The Mortgage Bankers Association (MBA) released its weekly report on mortgage applications Wednesday morning, noting an increase of 9.9% in the group’s seasonally adjusted composite index for the week ending September 8. During the week, mortgage loan rates fell on three of five loan types that the MBA tracks.
On an unadjusted basis, the composite index decreased by 13% week over week. The seasonally adjusted purchase index increased by 11% compared with the week ended September 1. The unadjusted purchase index decreased by 13% for the week and is now 7% higher year over year.
The MBA’s refinance index increased by 9% week over week and the percentage of all new applications that were seeking refinancing rose from 50.9% to 51%.
Adjustable rate mortgage loans accounted for 6.7% of all applications, down 0.5 percentage points from the prior week.
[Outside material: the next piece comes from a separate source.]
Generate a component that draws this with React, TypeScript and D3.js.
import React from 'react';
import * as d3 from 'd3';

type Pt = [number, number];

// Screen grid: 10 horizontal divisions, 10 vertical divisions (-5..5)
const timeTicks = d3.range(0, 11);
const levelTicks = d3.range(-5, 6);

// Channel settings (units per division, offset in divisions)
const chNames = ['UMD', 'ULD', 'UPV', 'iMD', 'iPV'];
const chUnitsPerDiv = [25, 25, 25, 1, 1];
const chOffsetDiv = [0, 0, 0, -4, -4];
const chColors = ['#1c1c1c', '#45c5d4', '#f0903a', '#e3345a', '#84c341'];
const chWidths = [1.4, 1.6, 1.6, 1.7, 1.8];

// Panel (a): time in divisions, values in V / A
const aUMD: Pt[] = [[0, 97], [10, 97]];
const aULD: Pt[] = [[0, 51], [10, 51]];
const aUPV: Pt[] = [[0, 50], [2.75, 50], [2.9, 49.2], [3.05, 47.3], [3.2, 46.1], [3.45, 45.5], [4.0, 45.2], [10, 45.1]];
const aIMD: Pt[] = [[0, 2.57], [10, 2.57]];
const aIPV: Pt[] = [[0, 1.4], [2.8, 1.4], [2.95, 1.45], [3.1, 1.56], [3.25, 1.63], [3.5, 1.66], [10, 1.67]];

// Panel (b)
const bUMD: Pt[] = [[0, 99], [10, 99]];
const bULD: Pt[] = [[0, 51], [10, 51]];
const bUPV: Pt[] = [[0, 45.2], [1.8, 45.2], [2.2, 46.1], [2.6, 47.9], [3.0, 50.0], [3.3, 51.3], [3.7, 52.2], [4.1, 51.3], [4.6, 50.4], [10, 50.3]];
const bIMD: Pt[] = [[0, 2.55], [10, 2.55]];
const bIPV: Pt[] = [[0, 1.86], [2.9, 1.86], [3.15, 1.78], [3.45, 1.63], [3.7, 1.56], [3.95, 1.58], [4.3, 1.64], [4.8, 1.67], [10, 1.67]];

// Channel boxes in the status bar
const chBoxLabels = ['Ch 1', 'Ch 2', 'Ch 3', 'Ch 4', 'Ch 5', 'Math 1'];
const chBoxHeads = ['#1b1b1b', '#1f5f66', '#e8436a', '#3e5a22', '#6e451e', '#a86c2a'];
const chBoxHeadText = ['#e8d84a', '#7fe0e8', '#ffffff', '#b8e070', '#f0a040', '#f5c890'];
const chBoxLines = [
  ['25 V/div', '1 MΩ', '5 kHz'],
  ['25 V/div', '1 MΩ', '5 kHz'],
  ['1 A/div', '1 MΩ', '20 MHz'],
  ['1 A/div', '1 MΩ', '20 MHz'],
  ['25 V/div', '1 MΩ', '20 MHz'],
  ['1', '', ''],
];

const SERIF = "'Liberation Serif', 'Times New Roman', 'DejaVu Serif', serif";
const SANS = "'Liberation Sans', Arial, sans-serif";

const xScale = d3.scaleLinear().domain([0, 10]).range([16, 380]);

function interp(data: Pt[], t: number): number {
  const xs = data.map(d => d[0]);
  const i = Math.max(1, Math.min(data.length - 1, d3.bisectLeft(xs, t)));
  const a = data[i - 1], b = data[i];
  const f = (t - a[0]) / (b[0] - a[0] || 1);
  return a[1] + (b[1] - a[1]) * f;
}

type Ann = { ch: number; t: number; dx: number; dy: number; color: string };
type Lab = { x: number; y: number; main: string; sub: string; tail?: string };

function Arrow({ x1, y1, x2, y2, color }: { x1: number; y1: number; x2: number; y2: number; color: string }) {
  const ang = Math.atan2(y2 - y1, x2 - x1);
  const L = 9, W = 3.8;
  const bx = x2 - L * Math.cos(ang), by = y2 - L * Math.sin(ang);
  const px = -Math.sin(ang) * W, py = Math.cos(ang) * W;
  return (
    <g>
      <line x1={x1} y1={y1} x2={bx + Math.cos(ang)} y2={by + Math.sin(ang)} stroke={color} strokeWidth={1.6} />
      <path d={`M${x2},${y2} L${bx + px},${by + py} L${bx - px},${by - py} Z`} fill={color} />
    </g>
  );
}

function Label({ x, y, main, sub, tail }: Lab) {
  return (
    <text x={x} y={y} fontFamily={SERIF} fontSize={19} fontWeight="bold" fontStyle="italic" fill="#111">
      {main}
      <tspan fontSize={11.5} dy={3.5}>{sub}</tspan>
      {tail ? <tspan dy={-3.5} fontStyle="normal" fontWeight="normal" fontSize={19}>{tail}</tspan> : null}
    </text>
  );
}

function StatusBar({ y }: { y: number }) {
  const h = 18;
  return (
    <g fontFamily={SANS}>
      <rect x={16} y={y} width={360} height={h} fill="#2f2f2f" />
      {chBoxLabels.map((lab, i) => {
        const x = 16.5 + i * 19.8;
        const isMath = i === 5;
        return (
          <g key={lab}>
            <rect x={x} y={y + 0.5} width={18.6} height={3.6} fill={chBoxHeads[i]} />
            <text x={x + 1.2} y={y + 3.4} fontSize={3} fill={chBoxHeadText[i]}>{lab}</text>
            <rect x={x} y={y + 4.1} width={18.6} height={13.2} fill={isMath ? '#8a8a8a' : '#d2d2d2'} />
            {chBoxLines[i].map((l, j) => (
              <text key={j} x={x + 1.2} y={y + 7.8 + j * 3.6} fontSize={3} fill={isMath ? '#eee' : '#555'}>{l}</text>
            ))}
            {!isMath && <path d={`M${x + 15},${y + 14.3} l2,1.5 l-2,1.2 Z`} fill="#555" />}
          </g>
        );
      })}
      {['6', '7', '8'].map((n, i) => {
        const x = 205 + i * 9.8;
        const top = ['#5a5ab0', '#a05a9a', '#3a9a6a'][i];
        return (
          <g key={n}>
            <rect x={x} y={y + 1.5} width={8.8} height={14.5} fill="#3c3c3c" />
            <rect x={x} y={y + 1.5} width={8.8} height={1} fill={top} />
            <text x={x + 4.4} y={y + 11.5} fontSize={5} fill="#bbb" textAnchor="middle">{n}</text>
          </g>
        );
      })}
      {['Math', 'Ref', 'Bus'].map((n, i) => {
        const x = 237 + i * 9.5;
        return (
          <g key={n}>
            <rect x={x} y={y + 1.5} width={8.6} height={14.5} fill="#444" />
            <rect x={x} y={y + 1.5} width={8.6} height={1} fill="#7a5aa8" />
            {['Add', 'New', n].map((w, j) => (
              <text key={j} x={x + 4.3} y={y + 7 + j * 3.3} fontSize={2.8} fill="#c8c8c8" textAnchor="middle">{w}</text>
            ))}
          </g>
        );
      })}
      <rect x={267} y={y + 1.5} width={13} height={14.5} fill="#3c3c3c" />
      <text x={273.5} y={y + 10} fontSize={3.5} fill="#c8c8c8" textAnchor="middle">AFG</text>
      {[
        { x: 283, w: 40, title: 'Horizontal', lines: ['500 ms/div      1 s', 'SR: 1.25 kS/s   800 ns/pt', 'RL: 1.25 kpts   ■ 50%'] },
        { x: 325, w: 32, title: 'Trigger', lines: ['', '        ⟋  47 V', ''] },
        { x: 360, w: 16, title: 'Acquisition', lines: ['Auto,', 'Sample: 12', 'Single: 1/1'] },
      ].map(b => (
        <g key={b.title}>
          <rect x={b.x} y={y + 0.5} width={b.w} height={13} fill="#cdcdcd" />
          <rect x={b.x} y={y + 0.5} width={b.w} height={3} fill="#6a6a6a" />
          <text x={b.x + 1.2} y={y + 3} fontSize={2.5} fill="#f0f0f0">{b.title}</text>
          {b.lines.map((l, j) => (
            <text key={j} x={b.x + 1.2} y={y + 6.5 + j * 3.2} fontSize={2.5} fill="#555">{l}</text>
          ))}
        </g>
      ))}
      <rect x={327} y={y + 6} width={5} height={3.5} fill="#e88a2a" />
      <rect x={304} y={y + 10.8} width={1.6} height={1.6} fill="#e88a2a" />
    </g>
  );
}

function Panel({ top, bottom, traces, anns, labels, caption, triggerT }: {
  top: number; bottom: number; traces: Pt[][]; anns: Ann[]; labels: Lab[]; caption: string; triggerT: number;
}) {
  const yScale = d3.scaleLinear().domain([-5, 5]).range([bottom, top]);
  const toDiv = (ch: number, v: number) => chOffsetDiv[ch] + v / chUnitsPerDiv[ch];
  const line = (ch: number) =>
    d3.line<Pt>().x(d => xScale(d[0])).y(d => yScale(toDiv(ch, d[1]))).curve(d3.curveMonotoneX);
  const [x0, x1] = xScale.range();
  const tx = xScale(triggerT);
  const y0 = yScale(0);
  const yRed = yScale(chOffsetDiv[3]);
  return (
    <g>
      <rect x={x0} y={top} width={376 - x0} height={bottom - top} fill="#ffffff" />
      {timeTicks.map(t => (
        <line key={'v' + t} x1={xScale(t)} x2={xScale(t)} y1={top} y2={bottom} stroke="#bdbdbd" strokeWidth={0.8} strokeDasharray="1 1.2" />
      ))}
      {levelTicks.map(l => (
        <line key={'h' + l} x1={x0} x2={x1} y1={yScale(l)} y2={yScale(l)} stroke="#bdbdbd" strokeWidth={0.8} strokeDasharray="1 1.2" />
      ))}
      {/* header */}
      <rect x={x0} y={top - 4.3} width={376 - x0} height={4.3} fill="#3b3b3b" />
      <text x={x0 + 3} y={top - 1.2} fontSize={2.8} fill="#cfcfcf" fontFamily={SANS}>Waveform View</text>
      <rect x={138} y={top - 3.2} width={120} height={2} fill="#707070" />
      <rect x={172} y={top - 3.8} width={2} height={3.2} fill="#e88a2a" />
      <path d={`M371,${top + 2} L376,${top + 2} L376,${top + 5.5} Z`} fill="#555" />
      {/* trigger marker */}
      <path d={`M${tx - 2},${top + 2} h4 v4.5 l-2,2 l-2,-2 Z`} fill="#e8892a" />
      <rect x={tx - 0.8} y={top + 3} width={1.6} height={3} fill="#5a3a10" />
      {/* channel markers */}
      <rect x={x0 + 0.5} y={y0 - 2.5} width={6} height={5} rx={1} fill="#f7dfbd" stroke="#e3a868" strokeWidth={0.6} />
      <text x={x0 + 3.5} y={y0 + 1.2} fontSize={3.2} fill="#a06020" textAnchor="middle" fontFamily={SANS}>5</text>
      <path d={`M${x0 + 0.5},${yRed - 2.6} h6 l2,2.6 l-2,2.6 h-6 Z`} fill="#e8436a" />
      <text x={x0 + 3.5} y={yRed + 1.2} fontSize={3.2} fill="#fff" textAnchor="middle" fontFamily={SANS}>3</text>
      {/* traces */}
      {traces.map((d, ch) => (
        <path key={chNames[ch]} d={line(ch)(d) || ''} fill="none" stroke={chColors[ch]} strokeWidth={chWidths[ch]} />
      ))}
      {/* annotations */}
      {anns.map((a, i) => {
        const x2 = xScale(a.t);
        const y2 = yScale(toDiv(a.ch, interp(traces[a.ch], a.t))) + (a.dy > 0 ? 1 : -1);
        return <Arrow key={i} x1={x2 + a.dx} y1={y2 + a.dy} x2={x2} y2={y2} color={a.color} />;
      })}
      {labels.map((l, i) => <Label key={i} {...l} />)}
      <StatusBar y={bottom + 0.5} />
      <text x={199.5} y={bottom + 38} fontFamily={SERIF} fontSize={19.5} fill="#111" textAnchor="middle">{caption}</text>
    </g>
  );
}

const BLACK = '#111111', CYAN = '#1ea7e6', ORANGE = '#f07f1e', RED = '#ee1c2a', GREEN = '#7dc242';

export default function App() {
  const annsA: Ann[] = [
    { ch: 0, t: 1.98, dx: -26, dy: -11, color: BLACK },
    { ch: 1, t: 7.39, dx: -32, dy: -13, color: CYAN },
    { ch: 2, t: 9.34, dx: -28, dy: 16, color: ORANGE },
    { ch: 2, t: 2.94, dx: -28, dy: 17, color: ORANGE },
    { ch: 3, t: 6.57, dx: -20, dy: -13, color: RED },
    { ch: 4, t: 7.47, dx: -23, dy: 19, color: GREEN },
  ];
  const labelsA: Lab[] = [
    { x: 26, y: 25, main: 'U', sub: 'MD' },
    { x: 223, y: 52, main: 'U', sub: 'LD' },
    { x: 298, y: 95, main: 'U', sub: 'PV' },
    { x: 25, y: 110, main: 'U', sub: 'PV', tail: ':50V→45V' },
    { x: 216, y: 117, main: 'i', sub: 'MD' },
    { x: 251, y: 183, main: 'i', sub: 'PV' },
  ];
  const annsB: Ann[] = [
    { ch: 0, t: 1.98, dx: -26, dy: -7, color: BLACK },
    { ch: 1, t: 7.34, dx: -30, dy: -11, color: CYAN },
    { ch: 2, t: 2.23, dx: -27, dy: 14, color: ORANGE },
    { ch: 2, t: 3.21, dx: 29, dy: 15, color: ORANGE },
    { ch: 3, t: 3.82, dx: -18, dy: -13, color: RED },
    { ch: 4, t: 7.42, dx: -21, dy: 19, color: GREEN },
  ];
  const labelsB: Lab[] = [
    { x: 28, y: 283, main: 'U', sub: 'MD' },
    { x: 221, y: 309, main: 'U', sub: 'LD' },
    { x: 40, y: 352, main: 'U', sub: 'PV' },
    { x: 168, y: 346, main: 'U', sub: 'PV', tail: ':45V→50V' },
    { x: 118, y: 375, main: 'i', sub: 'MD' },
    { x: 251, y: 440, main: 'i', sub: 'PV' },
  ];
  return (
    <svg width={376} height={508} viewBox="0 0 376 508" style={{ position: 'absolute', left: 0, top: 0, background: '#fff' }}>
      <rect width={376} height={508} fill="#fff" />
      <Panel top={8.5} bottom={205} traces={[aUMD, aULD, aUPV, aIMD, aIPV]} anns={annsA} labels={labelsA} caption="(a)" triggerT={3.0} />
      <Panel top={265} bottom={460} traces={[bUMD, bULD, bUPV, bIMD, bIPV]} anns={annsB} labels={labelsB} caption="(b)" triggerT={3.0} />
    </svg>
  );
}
MBA economist Joel Kan described the impact of Hurricanes Harvey and Irma to Mortgage News Daily:
To illustrate the impact of the two major hurricanes, over the past two weeks, mortgage applications for the state of Texas ran about 25 percent lower than the state’s weekly average for the year to date, reflecting the impact of Hurricane Harvey. Additionally, in the most recent week we saw mortgage applications in Florida fall 48 percent lower than its 2017 weekly average, as many residents evacuated in anticipation of Hurricane Irma. In comparison, the level of applications for the nation last week was only 12 percent lower than its 2017 average.
According to the MBA, last week’s average mortgage loan rate for a conforming 30-year fixed-rate mortgage slipped from 4.06% to 4.03%. The rate for a jumbo 30-year fixed-rate mortgage rose from 3.96% to 4.00%. The average interest rate for a 15-year fixed-rate mortgage dipped from 3.34% to 3.30%.
The contract interest rate for a 5/1 adjustable rate mortgage loan increased from 3.14% to 3.16%. Rates on a 30-year FHA-backed fixed-rate loan dropped from 3.98% to 3.94%.